An algebraic expression is a mathematical phrase that includes numbers, variables, and operation symbols. For example, 3x + 5 is an algebraic expression.
How can I translate a word problem into an algebraic expression?
To translate a word problem into an algebraic expression, identify the quantities involved, determine the relationships between them, and use variables to represent unknown values.
If a number is increased by 7, how do I represent this as an algebraic expression?
If 'x' represents the number, then the expression for the number increased by 7 is x + 7.
How do I write an algebraic expression for a rectangle's perimeter if the length is 3 times the width?
If 'w' represents the width, the length can be represented as 3w.

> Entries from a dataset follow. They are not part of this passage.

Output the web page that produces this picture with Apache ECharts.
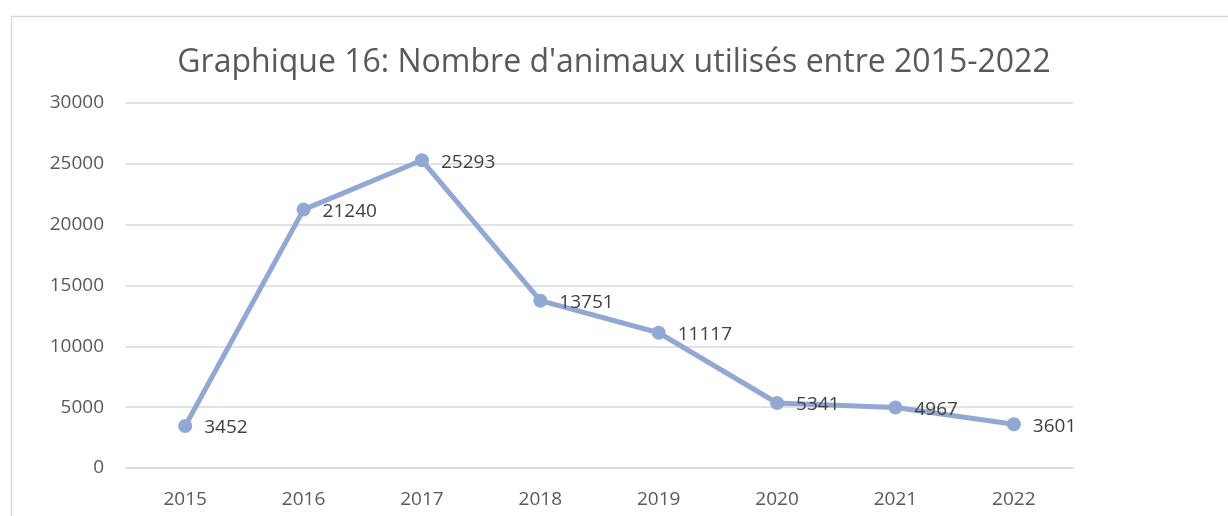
<!DOCTYPE html>
<html><head><meta charset="utf-8">
<script src="https://cdn.jsdelivr.net/npm/echarts@6/dist/echarts.min.js"></script>
<style>html,body{margin:0;padding:0;background:#fff;}#c{width:1228px;height:516px;}</style>
</head><body><div id="c"></div>
<script>
const titleText = "Graphique 16: Nombre d'animaux utilisés entre 2015-2022";
const years = ["2015","2016","2017","2018","2019","2020","2021","2022"];
const animals = [3452, 21240, 25293, 13751, 11117, 5341, 4967, 3601];
const yTicks = {min: 0, max: 30000, interval: 5000};
const FONT = "'Open Sans', sans-serif";
const chart = echarts.init(document.getElementById('c'));
chart.setOption({
  animation: false,
  backgroundColor: '#fff',
  graphic: [{type:'rect', left:9, top:14, shape:{width:1240, height:520}, style:{fill:'none', stroke:'#d9d9d9', lineWidth:1.5}}],
  title: {text: titleText, left: 'center', top: 42, textStyle:{fontFamily:FONT, fontSize:32, fontWeight:'normal', color:'#595959'}},
  grid: {left:126, right:155, top:103, bottom:48},
  xAxis: {type:'category', data: years, boundaryGap:true,
    axisLine:{show:true, lineStyle:{color:'#d9d9d9', width:1.5}}, axisTick:{show:false},
    axisLabel:{color:'#595959', fontFamily:FONT, fontSize:19, margin:22}},
  yAxis: {type:'value', min:yTicks.min, max:yTicks.max, interval:yTicks.interval,
    axisLine:{show:false}, axisTick:{show:false},
    splitLine:{lineStyle:{color:'#d9d9d9', width:1.5}},
    axisLabel:{color:'#595959', fontFamily:FONT, fontSize:19, margin:22, formatter: v => String(v)}},
  series: [{type:'line', data: animals, symbol:'circle', symbolSize:14,
    lineStyle:{color:'#91a8d4', width:5}, itemStyle:{color:'#91a8d4'},
    label:{show:true, position:'right', distance:12, offset:[0,2], color:'#404040', fontFamily:FONT, fontSize:19}}]
});
</script></body></html>
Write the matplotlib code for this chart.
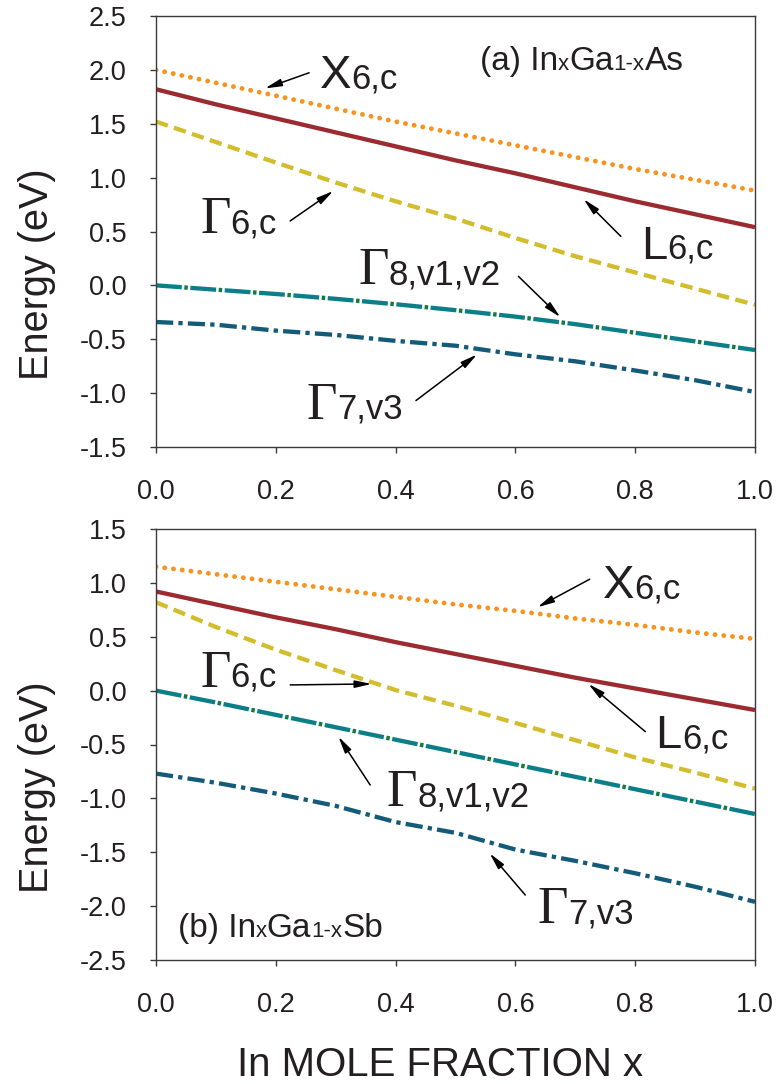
import matplotlib
matplotlib.use("Agg")

import matplotlib.pyplot as plt
from matplotlib.ticker import FormatStrFormatter, MultipleLocator
from matplotlib.transforms import offset_copy

# In mole fraction
mole_x = [0.0, 0.1, 0.2, 0.3, 0.4, 0.5, 0.6, 0.7, 0.8, 0.9, 1.0]

# (a) InGaAs band edges (eV)
as_x6c = [2.00, 1.88, 1.76, 1.64, 1.52, 1.41, 1.30, 1.19, 1.08, 0.98, 0.88]
as_l6c = [1.82, 1.68, 1.55, 1.42, 1.29, 1.16, 1.04, 0.91, 0.78, 0.66, 0.54]
as_g6c = [1.52, 1.33, 1.14, 0.955, 0.78, 0.62, 0.44, 0.27, 0.12, -0.03, -0.18]
as_g8v = [0.0, -0.04, -0.08, -0.125, -0.175, -0.23, -0.29, -0.36, -0.44, -0.52, -0.60]
as_g7v = [-0.34, -0.365, -0.42, -0.46, -0.515, -0.56, -0.64, -0.705, -0.79, -0.88, -0.99]

# (b) InGaSb band edges (eV)
sb_x6c = [1.15, 1.08, 1.01, 0.94, 0.87, 0.80, 0.74, 0.67, 0.61, 0.54, 0.48]
sb_l6c = [0.92, 0.80, 0.68, 0.57, 0.45, 0.34, 0.23, 0.12, 0.02, -0.08, -0.18]
sb_g6c = [0.82, 0.59, 0.38, 0.19, 0.005, -0.14, -0.30, -0.46, -0.62, -0.76, -0.91]
sb_g8v = [0.0, -0.11, -0.225, -0.34, -0.455, -0.57, -0.685, -0.80, -0.915, -1.03, -1.145]
sb_g7v = [-0.77, -0.855, -0.955, -1.07, -1.22, -1.32, -1.475, -1.58, -1.695, -1.82, -1.96]

ORANGE = "#f7931e"
RED = "#9b2b30"
YELLOW = "#d2bd2c"
TEAL = "#0a7f88"
GREEN = "#13793c"
BLUE = "#145b7a"
INK = "#231f20"
SANS = "Liberation Sans"
SERIF = "Liberation Serif"

plt.rcParams["axes.unicode_minus"] = False
plt.rcParams["font.family"] = SANS

fig = plt.figure(figsize=(7.78, 10.84), dpi=100)
ax_a = fig.add_axes([156/778, 1-447/1084, 599/778, 431/1084])
ax_b = fig.add_axes([156/778, 1-960/1084, 599/778, 431/1084])
renderer = fig.canvas.get_renderer()

LW = 3.1


def draw_bands(ax, x6, l6, g6, g8, g7):
    ax.plot(mole_x, x6, color=ORANGE, lw=3.5, linestyle=(0, (0.01, 1.8)),
            dash_capstyle="round")
    ax.plot(mole_x, l6, color=RED, lw=LW, solid_capstyle="butt")
    ax.plot(mole_x, g6, color=YELLOW, lw=LW, linestyle=(0, (2.9, 1.5)))
    ax.plot(mole_x, g8, color=TEAL, lw=LW, linestyle=(0, (6.0, 2.0)))
    ax.plot(mole_x, g8, color=GREEN, lw=LW, linestyle=(1.4, (0.8, 7.2)))
    ax.plot(mole_x, g7, color=BLUE, lw=LW, linestyle=(0, (4.0, 1.2, 1.0, 1.2)))


def chain(ax, x, y, parts):
    dx = 0.0
    for s, size, fam in parts:
        tr = offset_copy(ax.transData, fig=fig, x=dx, y=0, units="dots")
        t = ax.text(x, y, s, fontsize=size, family=fam, transform=tr,
                    ha="left", va="baseline", color=INK)
        dx += t.get_window_extent(renderer).width


def band_label(ax, x, y, main, sub):
    fam = SERIF if main == "\u0393" else SANS
    size = 38 if main == "\u0393" else 34
    chain(ax, x, y, [(main, size, fam), (sub, 25, SANS)])


def arrow(ax, tail, tip):
    ax.annotate("", xy=tip, xytext=tail,
                arrowprops=dict(arrowstyle="-|>,head_length=1.0,head_width=0.22",
                                lw=1.1, color="black", shrinkA=0, shrinkB=0))


def style_axes(ax, ylim, pad_x):
    ax.set_xlim(0, 1)
    ax.set_ylim(*ylim)
    ax.xaxis.set_major_locator(MultipleLocator(0.2))
    ax.yaxis.set_major_locator(MultipleLocator(0.5))
    ax.xaxis.set_major_formatter(FormatStrFormatter("%.1f"))
    ax.yaxis.set_major_formatter(FormatStrFormatter("%.1f"))
    for sp in ax.spines.values():
        sp.set_color("#3a3a3a")
        sp.set_linewidth(1.0)
    ax.tick_params(axis="y", direction="out", length=4.5, width=1.0,
                   color="#3a3a3a", labelsize=19.5, pad=16.5, labelcolor=INK)
    ax.tick_params(axis="x", direction="out", length=4.5, width=1.0,
                   color="#3a3a3a", labelsize=19.5, pad=pad_x, labelcolor=INK)
    ax.set_ylabel("Energy (eV)", fontsize=28.5, color=INK)
    ax.yaxis.set_label_coords(-0.167, 0.40)


style_axes(ax_a, (-1.5, 2.5), 18.5)
style_axes(ax_b, (-2.5, 1.5), 18.5)

draw_bands(ax_a, as_x6c, as_l6c, as_g6c, as_g8v, as_g7v)
draw_bands(ax_b, sb_x6c, sb_l6c, sb_g6c, sb_g8v, sb_g7v)

# panel (a) labels
band_label(ax_a, 0.274, 1.83, "X", "6,c")
band_label(ax_a, 0.0735, 0.483, "\u0393", "6,c")
band_label(ax_a, 0.3375, 0.009, "\u0393", "8,v1,v2")
band_label(ax_a, 0.252, -1.236, "\u0393", "7,v3")
band_label(ax_a, 0.81, 0.248, "L", "6,c")
chain(ax_a, 0.541, 2.0, [("(a) In", 24, SANS), ("x", 16, SANS), ("Ga", 24, SANS),
                         ("1-x", 16, SANS), ("As", 24, SANS)])
arrow(ax_a, (0.2556, 1.973), (0.182, 1.828))
arrow(ax_a, (0.224, 0.598), (0.296, 0.876))
arrow(ax_a, (0.605, 0.084), (0.675, -0.295))
arrow(ax_a, (0.434, -1.069), (0.536, -0.641))
arrow(ax_a, (0.776, 0.455), (0.714, 0.80))

# panel (b) labels
band_label(ax_b, 0.746, 0.858, "X", "6,c")
band_label(ax_b, 0.0735, 0.037, "\u0393", "6,c")
band_label(ax_b, 0.385, -1.071, "\u0393", "8,v1,v2")
band_label(ax_b, 0.834, -0.535, "L", "6,c")
band_label(ax_b, 0.637, -2.16, "\u0393", "7,v3")
chain(ax_b, 0.036, -2.284, [("(b) In", 24, SANS), ("x", 16, SANS), ("Ga", 24, SANS),
                            ("1-x", 16, SANS), ("Sb", 24, SANS)])
arrow(ax_b, (0.724, 1.034), (0.637, 0.774))
arrow(ax_b, (0.224, 0.053), (0.360, 0.062))
arrow(ax_b, (0.3576, -0.876), (0.3046, -0.427))
arrow(ax_b, (0.817, -0.381), (0.722, 0.062))
arrow(ax_b, (0.6165, -1.897), (0.557, -1.51))

ax_b.set_xlabel("In MOLE FRACTION x", fontsize=29, color=INK)
ax_b.xaxis.set_label_coords(0.475, -0.2)

fig.savefig("out.png", dpi=100)
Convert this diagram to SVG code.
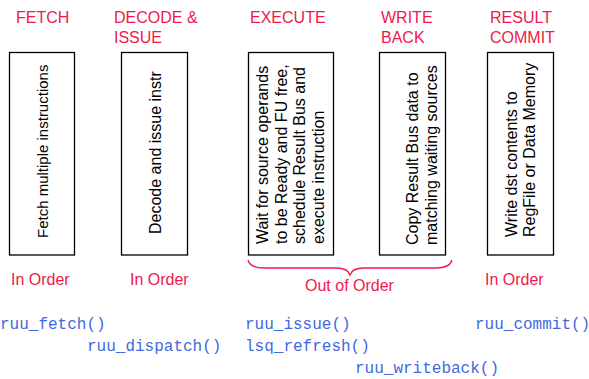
<svg xmlns="http://www.w3.org/2000/svg" width="589" height="379" viewBox="0 0 589 379">
<style>
.hd{font-family:"Liberation Sans",Arial,sans-serif;font-size:16px;fill:#f0194b}
.bx{fill:#fff;stroke:#000;stroke-width:1.3}
.bt{font-family:"Liberation Sans",Arial,sans-serif;font-size:16px;fill:#000}
.cd{font-family:"Liberation Mono","Courier New",monospace;font-size:16px;fill:#4169e1}
.br{fill:none;stroke:#f0194b;stroke-width:1.3}
</style>
<rect width="589" height="379" fill="#fff"/>
<g id="fetch">
<text class="hd" x="16" y="23">FETCH</text>
<rect class="bx" x="9.5" y="52.5" width="65" height="202.5"/>
<text class="bt" style="font-size:15px" transform="translate(48,238) rotate(-90)">Fetch multiple instructions</text>
<text class="hd" x="11" y="285">In Order</text>
</g>
<g id="decode">
<text class="hd" x="114" y="23">DECODE &amp;</text>
<text class="hd" x="114" y="43">ISSUE</text>
<rect class="bx" x="121.5" y="52.5" width="66" height="202.5"/>
<text class="bt" transform="translate(161,234) rotate(-90)">Decode and issue instr</text>
<text class="hd" x="130" y="285">In Order</text>
</g>
<g id="execute">
<text class="hd" x="250" y="23">EXECUTE</text>
<rect class="bx" x="248.5" y="52.5" width="85" height="202.5"/>
<text class="bt" transform="translate(268,244) rotate(-90)">Wait for source operands</text>
<text class="bt" transform="translate(286.5,244) rotate(-90)">to be Ready and FU free,</text>
<text class="bt" transform="translate(305,244) rotate(-90)">schedule Result Bus and</text>
<text class="bt" transform="translate(323.5,244) rotate(-90)">execute instruction</text>
</g>
<g id="writeback">
<text class="hd" x="381" y="23">WRITE</text>
<text class="hd" x="381" y="43">BACK</text>
<rect class="bx" x="379.5" y="52.5" width="66" height="202.5"/>
<text class="bt" transform="translate(417.5,245) rotate(-90)">Copy Result Bus data to</text>
<text class="bt" transform="translate(437,245) rotate(-90)">matching waiting sources</text>
</g>
<g id="commit">
<text class="hd" x="490" y="23">RESULT</text>
<text class="hd" x="490" y="43">COMMIT</text>
<rect class="bx" x="487.5" y="52.5" width="66" height="202.5"/>
<text class="bt" transform="translate(516.5,237) rotate(-90)">Write dst contents to</text>
<text class="bt" transform="translate(534.5,237) rotate(-90)">RegFile or Data Memory</text>
<text class="hd" x="485" y="285">In Order</text>
</g>
<g id="connectors">
<path class="br" d="M248,260 Q250,268 264,268 L336,268 Q348,268 350,275 Q352,268 364,268 L436,268 Q450,268 452,260"/>
</g>
<g id="outoforder">
<text class="hd" x="305" y="291">Out of Order</text>
</g>
<g id="code">
<text class="cd" x="0" y="329">ruu_fetch()</text>
<text class="cd" x="87" y="351">ruu_dispatch()</text>
<text class="cd" x="245" y="329">ruu_issue()</text>
<text class="cd" x="245" y="351">lsq_refresh()</text>
<text class="cd" x="355" y="373">ruu_writeback()</text>
<text class="cd" x="475" y="329">ruu_commit()</text>
</g>
</svg>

The perimeter P can be expressed as P = 2(length + width) = 2(3w + w) = 8w.
What is the first step to solve a word problem involving algebraic expressions?
The first step is to carefully read the problem, identify the known and unknown quantities, and determine what the problem is asking for.
How do I represent the total cost of 'x' items that each cost $5?
The total cost can be represented by the algebraic expression 5x, where 'x' is the number of items.
In a word problem, how can I find the value of a variable in an algebraic expression?
To find the value of a variable, you first need to set up the equation based on the context of the problem, and then solve for the variable using algebraic methods.